Anand Sharma, minister of state for external affairs who was Sonia’s point person for the conference, welcomed the outpouring of global support to the campaign. ‘‘It’s great to see the global response to the declaration adopted at the Satyagraha conference.’’
Read More @ Indiatimes.Com’s Times of India
The idea of Ahimsa Day, International Day of Non-Violence is originally an initiative of an English class of mainly Japanese and Korean children in Paris, working on Attenborough’s film ‘Gandhi’. This proposal was taken to the 2004 Bombay WSF by Peace Nobel laureate, Shirin Ebadi of Iran, and supported by Romila Thapar, Asma Jahangir, Noam Chomsky, K.R. Narayanan, Immanuel Wallerstein, etc. Krishna Kumar (now director NCERT) had predicted that this call will take 3 years to be properly heard…
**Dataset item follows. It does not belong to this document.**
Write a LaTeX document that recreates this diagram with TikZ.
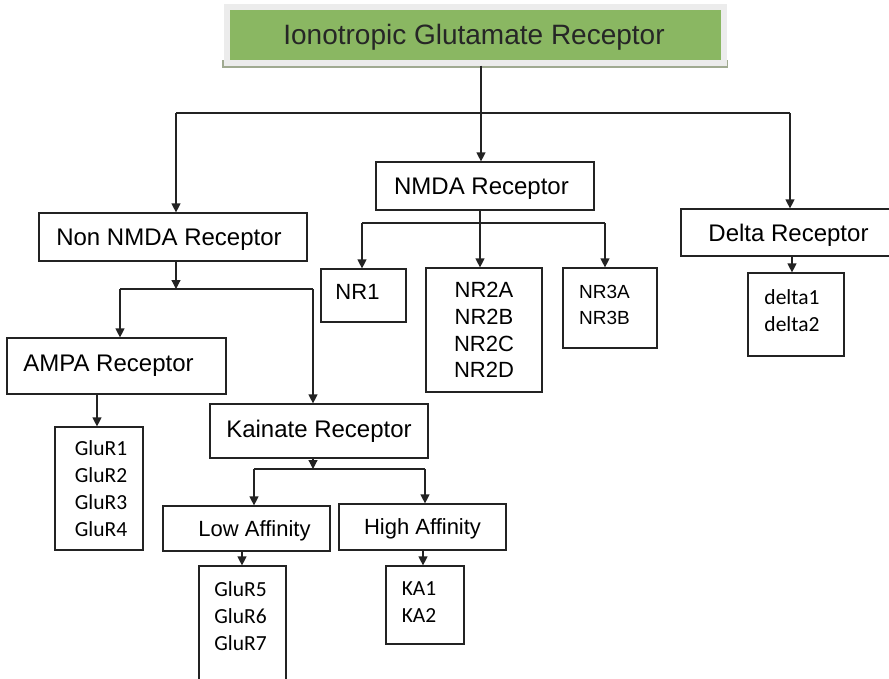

Hard News, the Indian associate of the international French monthly Le Monde Diplomatique, supported the initiative. Editor Sanjay Kapoor discussed it with Mohsina Kidwai, General Secretary of the Indian National Congress, who took it to party president Sonia Gandhi just before the January 2007 Satyagraha convention where archbishob Desmond Tutu on January 30th formally proposed that a call for an ahimsa day (not on 30th January, however, but 2nd October) be sent to the UN.